**RECORDED INFORMATION:**
################
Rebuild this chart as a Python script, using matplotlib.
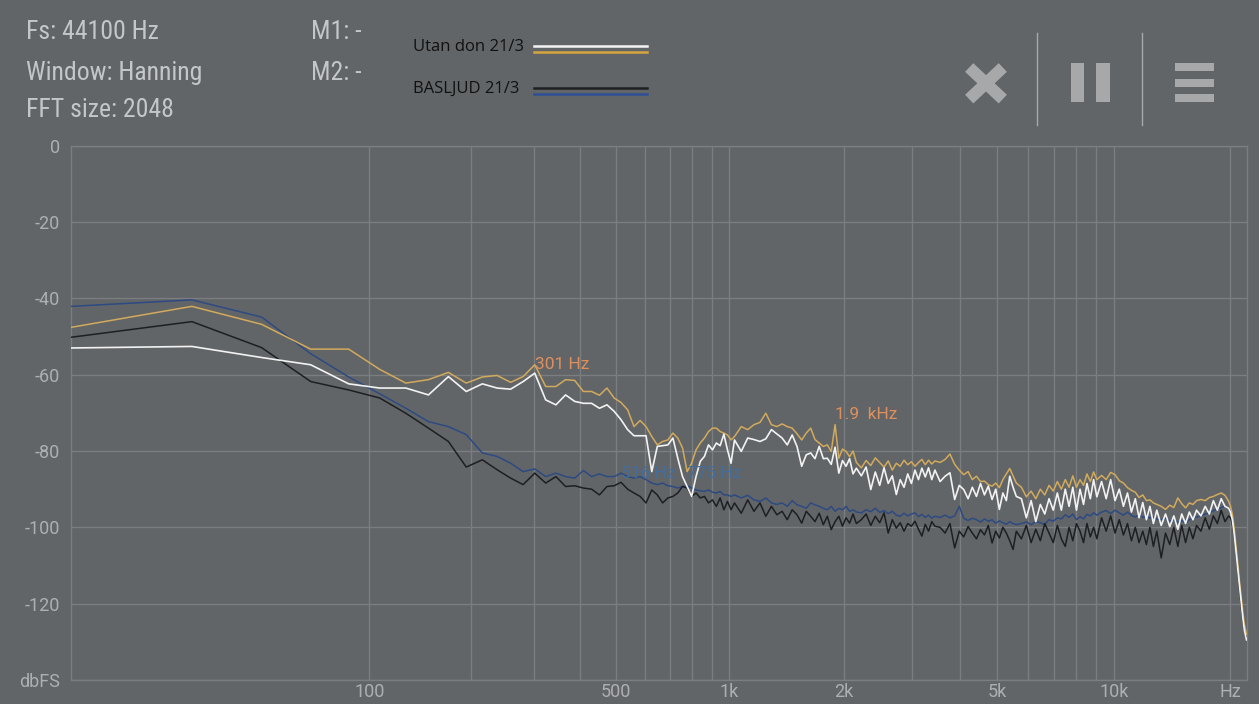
################
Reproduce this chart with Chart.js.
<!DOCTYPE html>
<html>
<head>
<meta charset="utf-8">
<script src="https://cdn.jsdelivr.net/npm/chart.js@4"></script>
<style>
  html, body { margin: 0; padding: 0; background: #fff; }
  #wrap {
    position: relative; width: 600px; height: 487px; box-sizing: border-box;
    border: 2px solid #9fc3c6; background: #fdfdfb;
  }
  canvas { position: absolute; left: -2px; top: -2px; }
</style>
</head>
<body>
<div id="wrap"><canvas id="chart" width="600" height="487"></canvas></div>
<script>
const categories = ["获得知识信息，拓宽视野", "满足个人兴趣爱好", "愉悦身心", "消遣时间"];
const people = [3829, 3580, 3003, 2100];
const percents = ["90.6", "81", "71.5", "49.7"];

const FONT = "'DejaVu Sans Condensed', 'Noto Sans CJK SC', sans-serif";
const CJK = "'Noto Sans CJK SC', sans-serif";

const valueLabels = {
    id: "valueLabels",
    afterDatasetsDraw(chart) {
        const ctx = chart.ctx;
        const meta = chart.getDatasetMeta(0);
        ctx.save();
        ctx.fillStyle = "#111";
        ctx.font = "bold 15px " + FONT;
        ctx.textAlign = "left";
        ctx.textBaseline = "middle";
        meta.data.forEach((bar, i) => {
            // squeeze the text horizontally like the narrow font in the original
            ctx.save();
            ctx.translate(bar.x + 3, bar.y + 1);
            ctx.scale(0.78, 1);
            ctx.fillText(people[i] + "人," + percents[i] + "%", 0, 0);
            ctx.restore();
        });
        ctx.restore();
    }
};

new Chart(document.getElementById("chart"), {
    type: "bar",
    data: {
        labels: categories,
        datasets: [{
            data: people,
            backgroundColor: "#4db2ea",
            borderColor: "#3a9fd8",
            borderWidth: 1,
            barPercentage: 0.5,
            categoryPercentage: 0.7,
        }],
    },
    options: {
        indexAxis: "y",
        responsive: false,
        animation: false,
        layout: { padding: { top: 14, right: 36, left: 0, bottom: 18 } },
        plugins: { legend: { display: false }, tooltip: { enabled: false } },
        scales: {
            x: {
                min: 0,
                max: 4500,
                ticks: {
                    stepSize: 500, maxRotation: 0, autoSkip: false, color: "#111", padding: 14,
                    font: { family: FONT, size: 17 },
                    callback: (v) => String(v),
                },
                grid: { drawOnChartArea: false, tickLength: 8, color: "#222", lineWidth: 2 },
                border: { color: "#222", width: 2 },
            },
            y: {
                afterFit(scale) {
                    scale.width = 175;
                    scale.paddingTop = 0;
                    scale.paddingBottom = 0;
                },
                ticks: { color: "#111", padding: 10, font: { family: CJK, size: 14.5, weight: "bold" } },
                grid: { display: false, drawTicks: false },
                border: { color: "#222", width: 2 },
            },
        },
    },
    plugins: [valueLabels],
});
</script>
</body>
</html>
################
Find every line containing the word "this", then give the total and nothing more.

**SOLUTION TO THE EXERCISE:**
2